▶ _RECORD LIST_:
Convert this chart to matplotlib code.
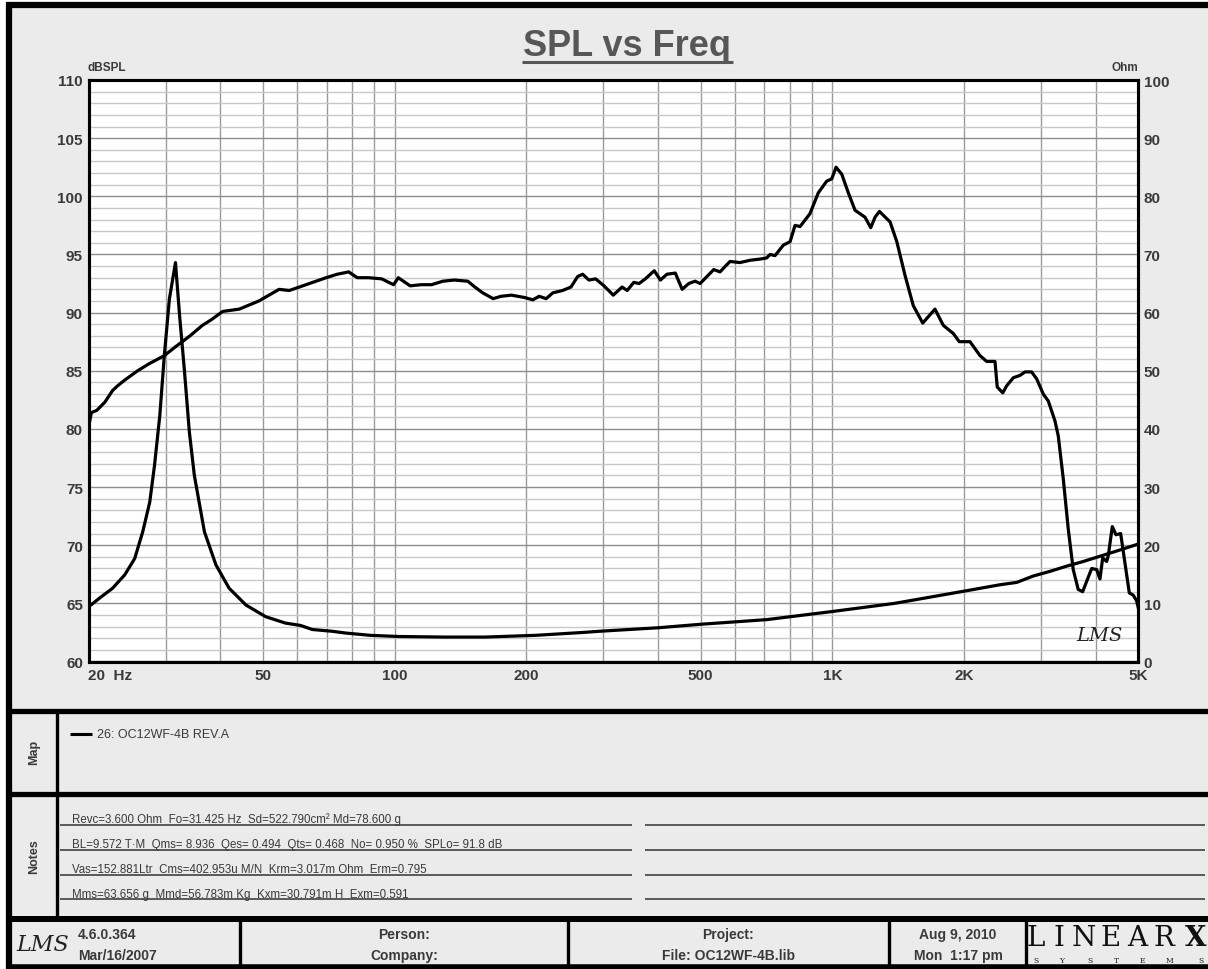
import matplotlib.pyplot as plt
from matplotlib.patches import Rectangle
from matplotlib.ticker import FixedLocator, MultipleLocator, NullFormatter

W, H = 1208, 970

# SPL response (left axis, dB)
spl_freq = [20, 20.3, 20.9, 21.8, 22.7, 23.3, 24.2, 25.9, 27.5, 29.8, 31.7, 34.1,
            36.4, 38.2, 40.5, 44.2, 49.0, 54.5, 57.5, 60.6, 65, 69.8, 74, 78.6,
            82.2, 87.3, 93.5, 99.5, 102, 108.6, 115, 121.5, 129, 137, 147, 152.6,
            159, 168, 175, 185, 198, 207, 214, 222, 230, 242, 253, 262, 269, 278,
            288, 301, 316, 331, 340, 352, 362, 374, 392, 405, 419, 438, 454, 470,
            486, 499, 536, 554, 584, 615, 649, 683, 708, 721, 740, 773, 801, 822,
            844, 889, 929, 971, 997, 1020, 1051, 1088, 1127, 1157, 1188, 1224,
            1252, 1281, 1355, 1404, 1466, 1531, 1609, 1671, 1716, 1793, 1890,
            1950, 2063, 2175, 2252, 2353, 2381, 2451, 2502, 2591, 2684, 2755,
            2853, 2930, 3033, 3114, 3225, 3282, 3370, 3459, 3551, 3645, 3731,
            3811, 3913, 4018, 4087, 4146, 4234, 4270, 4361, 4446, 4557, 4661,
            4769, 4870, 4958, 5000]
spl_db = [80.1, 81.4, 81.6, 82.3, 83.3, 83.7, 84.2, 85.0, 85.6, 86.3, 87.1, 88.0,
          88.9, 89.4, 90.1, 90.3, 91.0, 92.0, 91.9, 92.2, 92.6, 93.0, 93.3, 93.5,
          93.0, 93.0, 92.9, 92.4, 93.0, 92.3, 92.4, 92.4, 92.7, 92.8, 92.7, 92.2,
          91.7, 91.2, 91.4, 91.5, 91.3, 91.1, 91.4, 91.2, 91.7, 91.9, 92.2, 93.1,
          93.3, 92.8, 92.9, 92.3, 91.5, 92.2, 91.9, 92.6, 92.5, 92.9, 93.6, 92.8,
          93.3, 93.4, 92.0, 92.5, 92.7, 92.5, 93.7, 93.5, 94.4, 94.3, 94.5, 94.6,
          94.7, 95.0, 94.9, 95.8, 96.1, 97.5, 97.4, 98.5, 100.3, 101.3, 101.5,
          102.5, 101.9, 100.3, 98.8, 98.5, 98.2, 97.3, 98.2, 98.7, 97.8, 96.1,
          93.2, 90.6, 89.1, 89.8, 90.3, 88.9, 88.2, 87.5, 87.5, 86.3, 85.8, 85.8,
          83.6, 83.1, 83.7, 84.4, 84.6, 84.9, 84.9, 84.3, 83.0, 82.4, 80.7, 79.4,
          75.7, 71.4, 67.9, 66.2, 66.0, 66.9, 68.0, 67.9, 67.1, 68.9, 68.6, 69.1,
          71.6, 70.9, 71.0, 68.5, 65.9, 65.7, 65.2, 64.6]

# impedance (right axis, Ohm)
imp_freq = [20, 21.2, 22.7, 24.2, 25.5, 26.6, 27.6, 28.3, 29.1, 29.8, 30.6, 31.6,
            32.3, 33.1, 34.0, 34.9, 36.8, 39.1, 41.9, 45.8, 50.8, 56.4, 61, 64.9,
            72, 77.2, 88, 102, 130, 161, 210, 270, 294, 400, 500, 708, 1001, 1388,
            2002, 2416, 2638, 2877, 3142, 3431, 3744, 4087, 4463, 5000]
imp_ohm = [9.4, 10.9, 12.6, 14.9, 17.7, 22.3, 27.4, 33.7, 42.3, 52.6, 62.3, 68.6,
           59.4, 50.3, 39.4, 32.0, 22.3, 16.6, 12.6, 9.7, 7.7, 6.6, 6.2, 5.5,
           5.2, 4.9, 4.5, 4.3, 4.2, 4.2, 4.5, 5.0, 5.2, 5.8, 6.4, 7.2, 8.6, 10.0,
           12.1, 13.2, 13.6, 14.7, 15.5, 16.4, 17.2, 18.1, 19.0, 20.2]

freq_ticks = [20, 50, 100, 200, 500, 1000, 2000, 5000]
freq_labels = ["20  Hz", "50", "100", "200", "500", "1K", "2K", "5K"]
freq_grid = [20, 30, 40, 50, 60, 70, 80, 90, 100, 200, 300, 400, 500, 600, 700,
             800, 900, 1000, 2000, 3000, 4000, 5000]
spl_ticks = list(range(60, 111, 5))
ohm_ticks = list(range(0, 101, 10))

map_label = "26: OC12WF-4B REV.A"
notes = [
    "Revc=3.600 Ohm  Fo=31.425 Hz  Sd=522.790cm\u00b2 Md=78.600 g",
    "BL=9.572 T\u00b7M  Qms= 8.936  Qes= 0.494  Qts= 0.468  No= 0.950 %  SPLo= 91.8 dB",
    "Vas=152.881Ltr  Cms=402.953u M/N  Krm=3.017m Ohm  Erm=0.795",
    "Mms=63.656 g  Mmd=56.783m Kg  Kxm=30.791m H  Exm=0.591",
]
footer = [(404, "Person:", "Company:"),
          (728, "Project:", "File: OC12WF-4B.lib"),
          (958, "Aug 9, 2010", "Mon  1:17 pm")]

plt.rcParams['font.family'] = ['Liberation Sans', 'DejaVu Sans']
ink = '#3a3a3a'

fig = plt.figure(figsize=(W / 100, H / 100), dpi=100)
fig.patch.set_facecolor('white')

# background sheet in pixel coordinates
bg = fig.add_axes([0, 0, 1, 1], zorder=0)
bg.set_xlim(0, W)
bg.set_ylim(H, 0)
bg.axis('off')
bg.add_patch(Rectangle((9, 6), W, 962, facecolor='#ebebeb', edgecolor='none'))

def hline(y, x0, x1, lw, color='black'):
    bg.plot([x0, x1], [y, y], color=color, lw=lw, solid_capstyle='butt')

def vline(x, y0, y1, lw, color='black'):
    bg.plot([x, x], [y0, y1], color=color, lw=lw, solid_capstyle='butt')

# frame and section dividers
vline(9, 3, 970, 4.5)
hline(6, 6, W, 4.5)
hline(968, 6, W, 4)
hline(712, 6, W, 3.8)
hline(795, 6, W, 3.8)
hline(920, 6, W, 4.3)
vline(57, 712, 920, 2.4)
for x in [240, 568, 889, 1026]:
    vline(x, 920, 968, 2.4)

# title
bg.text(627, 46, "SPL vs Freq", ha='center', va='center', fontsize=26,
        weight='bold', color='#575757')
hline(63, 522, 733, 2.2, color='#575757')
bg.text(88, 68, "dBSPL", ha='left', va='center', fontsize=8.5, weight='bold', color=ink)
bg.text(1138, 68, "Ohm", ha='right', va='center', fontsize=8.5, weight='bold', color=ink)

# map panel
bg.text(34, 752, "Map", rotation=90, ha='center', va='center', fontsize=9,
        weight='bold', color=ink)
hline(735, 70, 92, 2.2)
bg.text(97, 735, map_label, ha='left', va='center', fontsize=9, color=ink)

# notes panel
bg.text(34, 857, "Notes", rotation=90, ha='center', va='center', fontsize=9,
        weight='bold', color=ink)
for i, line in enumerate(notes):
    y = 826 + i * 24.8
    bg.text(72, y - 2.5, line, ha='left', va='baseline', fontsize=8.3, color=ink)
    hline(y, 60, 632, 1.1, color='#333333')
    hline(y, 645, 1205, 1.1, color='#333333')

# footer
bg.text(43, 945, "LMS", ha='center', va='center', fontsize=16, style='italic',
        family='DejaVu Serif', color='#222222')
bg.text(78, 935, "4.6.0.364", ha='left', va='center', fontsize=10, weight='bold', color=ink)
bg.text(78, 956, "Mar/16/2007", ha='left', va='center', fontsize=10, weight='bold', color=ink)
for xc, top, bottom in footer:
    bg.text(xc, 935, top, ha='center', va='center', fontsize=10, weight='bold', color=ink)
    bg.text(xc, 956, bottom, ha='center', va='center', fontsize=10, weight='bold', color=ink)
for x, ch in zip([1036, 1059, 1084, 1111, 1137, 1164, 1196], "LINEARX"):
    bg.text(x, 939, ch, ha='center', va='center', fontsize=20, family='DejaVu Serif',
            weight='bold' if ch == 'X' else 'light', color='#111111')
for x, ch in zip([1036, 1062, 1090, 1117, 1142, 1170, 1201], "SYSTEMS"):
    bg.text(x, 961, ch, ha='center', va='center', fontsize=5.5, family='DejaVu Serif',
            color='#222222')

# main plot
left, right, top, bottom = 88.5, 1138.3, 81, 662.5
ax = fig.add_axes([left / W, 1 - bottom / H, (right - left) / W, (bottom - top) / H], zorder=2)
ax.set_facecolor('white')
ax.set_xscale('log')
ax.set_xlim(20, 5000)
ax.set_ylim(60, 110)
ax.xaxis.set_major_locator(FixedLocator(freq_ticks))
ax.xaxis.set_minor_locator(FixedLocator(freq_grid))
ax.xaxis.set_minor_formatter(NullFormatter())
ax.set_xticklabels(freq_labels)
ax.yaxis.set_major_locator(FixedLocator(spl_ticks))
ax.yaxis.set_minor_locator(MultipleLocator(1))
ax.grid(which='minor', axis='y', color='#c8c8c8', lw=1.0)
ax.grid(which='major', axis='y', color='#8e8e8e', lw=1.0)
ax.grid(which='both', axis='x', color='#9a9a9a', lw=1.0)
ax.set_axisbelow(True)
ax.tick_params(which='both', length=0)
ax.tick_params(axis='y', pad=4, labelsize=11, labelcolor=ink)
ax.tick_params(axis='x', pad=5, labelsize=11, labelcolor=ink)
for lab in ax.get_xticklabels() + ax.get_yticklabels():
    lab.set_fontweight('bold')
ax.get_xticklabels()[0].set_horizontalalignment('left')
for s in ax.spines.values():
    s.set_linewidth(2.2)
ax.plot(spl_freq, spl_db, color='black', lw=2.3, solid_joinstyle='round', zorder=3)

ax2 = ax.twinx()
ax2.set_zorder(3)
ax2.set_ylim(0, 100)
ax2.yaxis.set_major_locator(FixedLocator(ohm_ticks))
ax2.tick_params(length=0, pad=4, labelsize=11, labelcolor=ink)
for lab in ax2.get_yticklabels():
    lab.set_fontweight('bold')
for s in ax2.spines.values():
    s.set_linewidth(2.2)
ax2.plot(imp_freq, imp_ohm, color='black', lw=2.3, solid_joinstyle='round', zorder=3)
ax2.text(0.963, 0.045, "LMS", transform=ax.transAxes, ha='center', va='center',
         fontsize=14, style='italic', family='DejaVu Serif', color='#222222')

fig.savefig('out.png', dpi=100, facecolor=fig.get_facecolor())
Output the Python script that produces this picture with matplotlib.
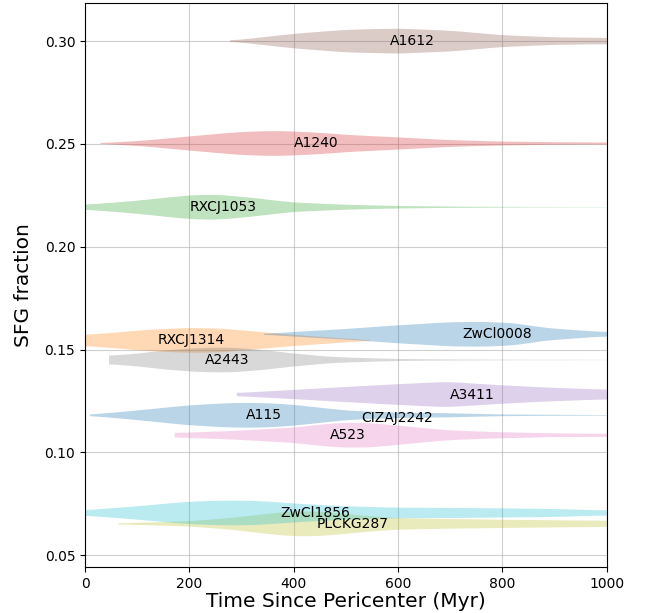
import matplotlib
matplotlib.use("Agg")
import matplotlib.pyplot as plt
import numpy as np

# cluster names, SFG fraction, median time since pericenter (Myr)
clusters = ["A115", "RXCJ1314", "RXCJ1053", "A1240", "A3411", "A1612",
            "A523", "A2443", "PLCKG287", "ZwCl1856", "ZwCl0008", "CIZAJ2242"]
sfg_frac = [0.1180, 0.1544, 0.2192, 0.2502, 0.1281, 0.3000,
            0.1083, 0.1449, 0.0652, 0.0705, 0.1574, 0.1165]
median_time = [342, 203, 265, 444, 743, 628, 503, 273, 512, 441, 789, 599]

# density profiles (time in Myr, relative density)
t_a115 = [10, 86, 197, 280, 340, 395, 501, 592, 693, 795, 900, 1000]
d_a115 = [0.05, 0.33, 0.8, 1.0, 1.0, 0.87, 0.38, 0.22, 0.17, 0.07, 0.04, 0.02]
t_rxcj1314 = [-60, 0, 50, 120, 200, 260, 330, 399, 450, 500, 546]
d_rxcj1314 = [0.4, 0.45, 0.6, 0.85, 1.0, 0.95, 0.7, 0.45, 0.3, 0.15, 0.02]
t_rxcj1053 = [-60, 0, 86, 197, 250, 329, 395, 501, 592, 700, 850, 1000]
d_rxcj1053 = [0.12, 0.19, 0.45, 0.92, 1.0, 0.7, 0.37, 0.19, 0.1, 0.05, 0.02, 0.01]
t_a1240 = [30, 118, 197, 300, 370, 450, 501, 592, 693, 789, 900, 1000]
d_a1240 = [0.02, 0.24, 0.55, 0.92, 1.0, 0.85, 0.68, 0.5, 0.28, 0.16, 0.1, 0.08]
t_a3411 = [291, 395, 501, 592, 693, 789, 885, 985, 1050]
d_a3411 = [0.12, 0.35, 0.6, 0.8, 1.0, 0.75, 0.55, 0.4, 0.38]
t_a1612 = [278, 300, 400, 500, 600, 700, 800, 900, 1000, 1050]
d_a1612 = [0.05, 0.12, 0.58, 0.9, 1.0, 0.83, 0.47, 0.3, 0.25, 0.24]
t_a523 = [172, 278, 395, 480, 540, 592, 693, 789, 900, 1000, 1050]
d_a523 = [0.18, 0.33, 0.6, 0.97, 1.0, 0.8, 0.4, 0.25, 0.15, 0.12, 0.11]
t_a2443 = [46, 100, 150, 220, 280, 340, 399, 469, 520, 597, 700, 850, 1000]
d_a2443 = [0.33, 0.5, 0.75, 0.97, 1.0, 0.8, 0.52, 0.25, 0.17, 0.08, 0.04, 0.02, 0.01]
t_plckg287 = [64, 197, 278, 340, 400, 460, 520, 592, 700, 789, 900, 1000, 1050]
d_plckg287 = [0.04, 0.2, 0.45, 0.75, 1.0, 0.95, 0.7, 0.46, 0.38, 0.33, 0.28, 0.25, 0.24]
t_zwcl1856 = [-60, 0, 100, 197, 280, 340, 395, 500, 592, 700, 789, 900, 985, 1050]
d_zwcl1856 = [0.15, 0.2, 0.5, 0.85, 0.95, 0.9, 0.72, 0.5, 0.4, 0.38, 0.35, 0.3, 0.2, 0.18]
t_zwcl0008 = [343, 395, 501, 592, 700, 760, 820, 885, 985, 1050]
d_zwcl0008 = [0.03, 0.17, 0.43, 0.7, 0.97, 1.0, 0.9, 0.5, 0.2, 0.18]

profiles = {
    "A115": (t_a115, d_a115),
    "RXCJ1314": (t_rxcj1314, d_rxcj1314),
    "RXCJ1053": (t_rxcj1053, d_rxcj1053),
    "A1240": (t_a1240, d_a1240),
    "A3411": (t_a3411, d_a3411),
    "A1612": (t_a1612, d_a1612),
    "A523": (t_a523, d_a523),
    "A2443": (t_a2443, d_a2443),
    "PLCKG287": (t_plckg287, d_plckg287),
    "ZwCl1856": (t_zwcl1856, d_zwcl1856),
    "ZwCl0008": (t_zwcl0008, d_zwcl0008),
}


def make_stats(t, d):
    # resample the read-off profile and soften the corners a bit
    coords = np.linspace(t[0], t[-1], 300)
    vals = np.interp(coords, t, d)
    k = np.exp(-0.5 * (np.arange(-15, 16) / 6.0) ** 2)
    k /= k.sum()
    padded = np.concatenate([np.full(15, vals[0]), vals, np.full(15, vals[-1])])
    vals = np.convolve(padded, k, mode="valid")
    return {"coords": coords, "vals": vals, "mean": np.mean(t),
            "median": np.median(t), "min": t[0], "max": t[-1]}


fig = plt.figure(figsize=(6.49, 6.13), dpi=100)
ax = fig.add_axes([0.131, 0.075, 0.804, 0.920])

for i, name in enumerate(clusters):
    color = "C%d" % (i % 10)
    if name in profiles:
        t, d = profiles[name]
        parts = ax.violin([make_stats(t, d)], positions=[sfg_frac[i]],
                          orientation="horizontal", widths=0.012,
                          showmeans=False, showextrema=False, showmedians=False)
        for body in parts["bodies"]:
            body.set_facecolor(color)
            body.set_edgecolor("none")
            body.set_alpha(0.3)
    ax.text(median_time[i], sfg_frac[i], name, ha="center", va="center",
            fontsize=10)

ax.set_xlim(0, 1000)
ax.set_ylim(0.0442, 0.3185)
ax.set_yticks([0.05, 0.10, 0.15, 0.20, 0.25, 0.30])
ax.grid(True, color="#b0b0b0", alpha=0.6, linewidth=0.8)
ax.set_axisbelow(True)
ax.tick_params(labelsize=10)
ax.set_xlabel("Time Since Pericenter (Myr)", fontsize=14.5, labelpad=1)
ax.set_ylabel("SFG fraction", fontsize=14.5, labelpad=8)

fig.savefig("out.png", dpi=100)
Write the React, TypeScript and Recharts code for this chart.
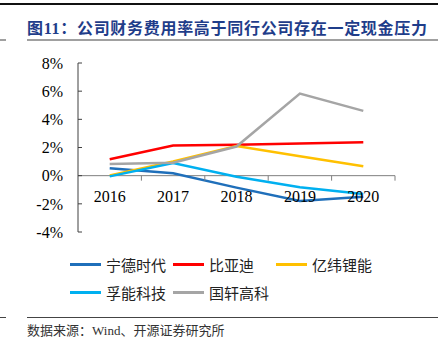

▶ _PROBLEM REQUIREMENTS_: Transcribe, from the records above, the first line and every line after it up to and including the line with "W, H = 1208, 970"; omit pictures.

▶ _OUTPUT OF THE TASK_:
Convert this chart to matplotlib code.
import matplotlib.pyplot as plt
from matplotlib.patches import Rectangle
from matplotlib.ticker import FixedLocator, MultipleLocator, NullFormatter

W, H = 1208, 970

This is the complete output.